La Chiesa di San Cataldo ci ha incantati con le sue cupole rosse e con la sua storia millenaria. Fondata tra il 1154 e il 1160, appartiene all'Itinerario arabo-normanno, patrimonio dell'umanità UNESCO dal 2015. Stupisce la sua imponenza e la sua semplicità contrastata dall'elaborato pavimento musivo, forse unica vera testimonianza del connubio tra l'arte bizantina ed islamica.
La Chiesa della SS. Trinità o La Magione, nella "Kalsa" si trova in una zona lontana dai classici percorsi turistici, immersa nel silenzio è un classico esempio dell'architettura arabo-bizantina, l'interno della chiesa è ampio e arioso dalle linee semplici. Costruita alla fine del 1100 ha subito numerose vicessitudini ed è diventata la casa dei Cavalieri Teutonici nel 1197 da cui prende il nome di Magione, fino ad oggi ha subito infiniti restauri mantenendo però la sua esseza. Nel complesso monumentale si trova uno splendido Chiostro Cirstercense, quasi  immutato, dalle meravigliose colonne ed elaborati capitelli, un luogo che sprigiona pace e tranquillità.

La Vucciria, il mercato più antico e popolato della città, con i suoi vicoli stretti, i murales disseminati un po' ovunque, dormiente di giorno ma iperattivo di notte, con le sue trattorie e le sue bancarelle di "arrust e meng", mi ha fatta innamorare di Palermo perchè ne è la sua vera essenza, chiassoso e coloratissimo li ci si incontra per condividere del buon cibo e quattro chiacchiere mentre in pentola bolle un polpo e sulla brace scoppiettano gli "gnummareddi".
A due passi, la "Fontanta del Garaffello" unica superstite di una serie di monumenti andati distrutti dall'ultima grande guerra, come i palazzi che circondano la piazza, rimasti immutati dal momento in cui sono stati colpiti, a testimonianza delle barbarie della guerra, una zona che si trova sicuramente in uno stato avanzato di degrado, ma che merita di essere vista, perchè conserva i segni della nostra storia più buia e crudele.

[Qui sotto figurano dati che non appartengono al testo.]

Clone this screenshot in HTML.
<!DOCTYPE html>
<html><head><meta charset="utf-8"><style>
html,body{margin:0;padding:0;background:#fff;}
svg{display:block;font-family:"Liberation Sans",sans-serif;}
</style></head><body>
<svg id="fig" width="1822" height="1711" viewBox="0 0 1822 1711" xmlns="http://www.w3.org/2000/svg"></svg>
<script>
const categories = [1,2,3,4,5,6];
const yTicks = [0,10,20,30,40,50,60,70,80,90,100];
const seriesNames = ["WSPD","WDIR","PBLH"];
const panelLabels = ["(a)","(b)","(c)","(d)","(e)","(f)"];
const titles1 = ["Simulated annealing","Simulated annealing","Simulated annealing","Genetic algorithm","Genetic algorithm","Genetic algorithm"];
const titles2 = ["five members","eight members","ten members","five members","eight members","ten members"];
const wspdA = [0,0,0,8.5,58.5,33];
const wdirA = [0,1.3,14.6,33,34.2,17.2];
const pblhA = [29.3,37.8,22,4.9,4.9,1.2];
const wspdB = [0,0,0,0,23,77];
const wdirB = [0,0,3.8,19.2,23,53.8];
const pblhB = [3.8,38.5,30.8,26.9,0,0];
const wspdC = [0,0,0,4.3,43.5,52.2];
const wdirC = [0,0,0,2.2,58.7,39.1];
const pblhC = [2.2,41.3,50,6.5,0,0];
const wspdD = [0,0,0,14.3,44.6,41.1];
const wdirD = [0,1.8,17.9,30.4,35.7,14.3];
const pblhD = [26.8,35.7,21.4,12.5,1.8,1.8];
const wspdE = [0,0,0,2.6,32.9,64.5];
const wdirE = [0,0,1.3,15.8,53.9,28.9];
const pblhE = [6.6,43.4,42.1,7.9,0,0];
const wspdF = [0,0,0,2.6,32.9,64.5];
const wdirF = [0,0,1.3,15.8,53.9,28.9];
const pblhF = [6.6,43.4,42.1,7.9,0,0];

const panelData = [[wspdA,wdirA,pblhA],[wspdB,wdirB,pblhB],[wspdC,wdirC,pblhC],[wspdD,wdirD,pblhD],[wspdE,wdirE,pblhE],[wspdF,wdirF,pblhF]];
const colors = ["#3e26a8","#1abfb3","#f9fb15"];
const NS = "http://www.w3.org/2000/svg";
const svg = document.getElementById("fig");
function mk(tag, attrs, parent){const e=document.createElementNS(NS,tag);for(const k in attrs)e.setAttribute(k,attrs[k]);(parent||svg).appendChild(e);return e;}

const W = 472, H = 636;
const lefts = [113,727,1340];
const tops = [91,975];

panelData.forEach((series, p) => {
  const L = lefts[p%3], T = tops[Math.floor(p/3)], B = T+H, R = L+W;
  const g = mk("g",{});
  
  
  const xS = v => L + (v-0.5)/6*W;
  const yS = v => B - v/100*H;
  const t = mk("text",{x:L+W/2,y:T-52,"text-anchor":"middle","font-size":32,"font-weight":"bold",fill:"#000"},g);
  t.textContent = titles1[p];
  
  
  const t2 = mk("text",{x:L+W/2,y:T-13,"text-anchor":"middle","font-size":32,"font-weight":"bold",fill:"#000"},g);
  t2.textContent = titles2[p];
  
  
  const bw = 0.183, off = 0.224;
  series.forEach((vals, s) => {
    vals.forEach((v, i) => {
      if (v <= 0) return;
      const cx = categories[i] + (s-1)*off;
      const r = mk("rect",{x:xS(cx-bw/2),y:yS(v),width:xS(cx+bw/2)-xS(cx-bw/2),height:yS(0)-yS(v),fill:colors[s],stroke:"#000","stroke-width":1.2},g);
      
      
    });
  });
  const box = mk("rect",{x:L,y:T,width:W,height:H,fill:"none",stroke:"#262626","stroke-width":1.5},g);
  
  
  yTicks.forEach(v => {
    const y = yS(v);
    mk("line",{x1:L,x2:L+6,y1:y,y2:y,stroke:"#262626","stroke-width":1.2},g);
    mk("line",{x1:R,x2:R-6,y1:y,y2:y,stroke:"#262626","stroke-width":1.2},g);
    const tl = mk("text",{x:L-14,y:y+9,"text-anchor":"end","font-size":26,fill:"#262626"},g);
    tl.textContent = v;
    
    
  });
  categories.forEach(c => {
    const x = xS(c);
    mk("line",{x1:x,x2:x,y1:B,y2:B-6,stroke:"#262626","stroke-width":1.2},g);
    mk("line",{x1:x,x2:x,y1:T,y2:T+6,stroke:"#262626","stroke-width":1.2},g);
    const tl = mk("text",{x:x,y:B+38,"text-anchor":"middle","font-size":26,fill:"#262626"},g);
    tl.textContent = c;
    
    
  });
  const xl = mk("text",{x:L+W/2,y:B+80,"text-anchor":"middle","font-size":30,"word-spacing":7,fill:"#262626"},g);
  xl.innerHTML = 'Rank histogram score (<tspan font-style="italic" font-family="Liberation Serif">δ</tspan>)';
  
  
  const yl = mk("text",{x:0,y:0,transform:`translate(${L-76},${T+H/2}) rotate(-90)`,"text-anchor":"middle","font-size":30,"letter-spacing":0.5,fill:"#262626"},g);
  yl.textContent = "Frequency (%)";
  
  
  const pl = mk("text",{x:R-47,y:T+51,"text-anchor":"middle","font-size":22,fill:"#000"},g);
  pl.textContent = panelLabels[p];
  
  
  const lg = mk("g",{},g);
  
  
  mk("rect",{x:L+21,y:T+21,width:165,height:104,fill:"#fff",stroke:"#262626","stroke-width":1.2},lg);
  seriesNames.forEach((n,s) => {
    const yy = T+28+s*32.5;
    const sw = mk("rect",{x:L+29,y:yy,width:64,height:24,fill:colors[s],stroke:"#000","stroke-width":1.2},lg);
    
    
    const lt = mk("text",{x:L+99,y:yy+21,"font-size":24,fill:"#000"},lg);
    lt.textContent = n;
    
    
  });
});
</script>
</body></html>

Dopo tutto questo visitare, stanchi ed affamati nei pressi di Porta Felice, Trip Advisor ci ha consigliato di resistere ancora per pochi metri per raggiungere uno dei posti più rinomati dove, ovviamente, la fanno da padrone le panelle ed il "Pani câ meusa". Da Nni Franco u' Vastiddaru ho respirato l'aria della tipica paninoteca palermitana, spartana e senza pretese con a vista il tipico calderone in cui viene cotta la "meusa", un insieme di milza, polmone e talvolta trachea, in continuo bollore. Il menù prevede una lunga lista di proposte tra le quali è difficile scegliere, e tutte ad un prezzo irrisorio, il rapporto qualità prezzo è incredibile.

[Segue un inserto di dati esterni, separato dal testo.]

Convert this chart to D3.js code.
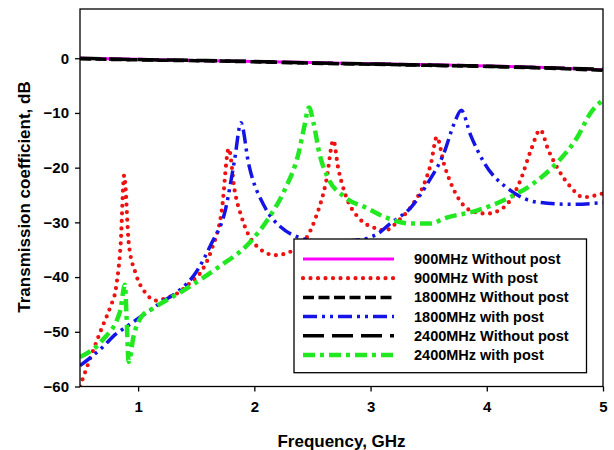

Per non sbagliare ci siamo buttati a capofitto su di un piatto di fritto misto con "Arancinette e Crocchè", sul Pani câ meusa (scelta praticamente obbligata) e, per concludere in bellezza,  un panino con la caponata, del quale manca la foto per via della mia voracità 😂. Deliziose le arancinette classiche al ragù, dal sapore deciso e gustoso, ne avrei mangiate quintali, molto più delicate invece quelle al burro, dal sapore equilibrato e dalla consistenza avvolgente, forse dopo averne mangiate un paio risultano stucchevoli.
Buone le crocchè di patate, farcite con cotto e mozzarella filante, e quelle al latte, leggerissime, una nuvola di patate, impanata e fritta, dalla panatura croccante ed il cuore morbido.
Perfetto il Pani câ meusa, condito con una manciata di caciocavallo, ogni morso un'esplosione di gusto, intenso e ferroso, addolcito ed insaporito dal caciocavallo, ho amato la sua consistenza tenace. Un'esperienza esoterica da provare. Promosso a pieni voti, meritatissimo il giudizio 4/5 su Trip.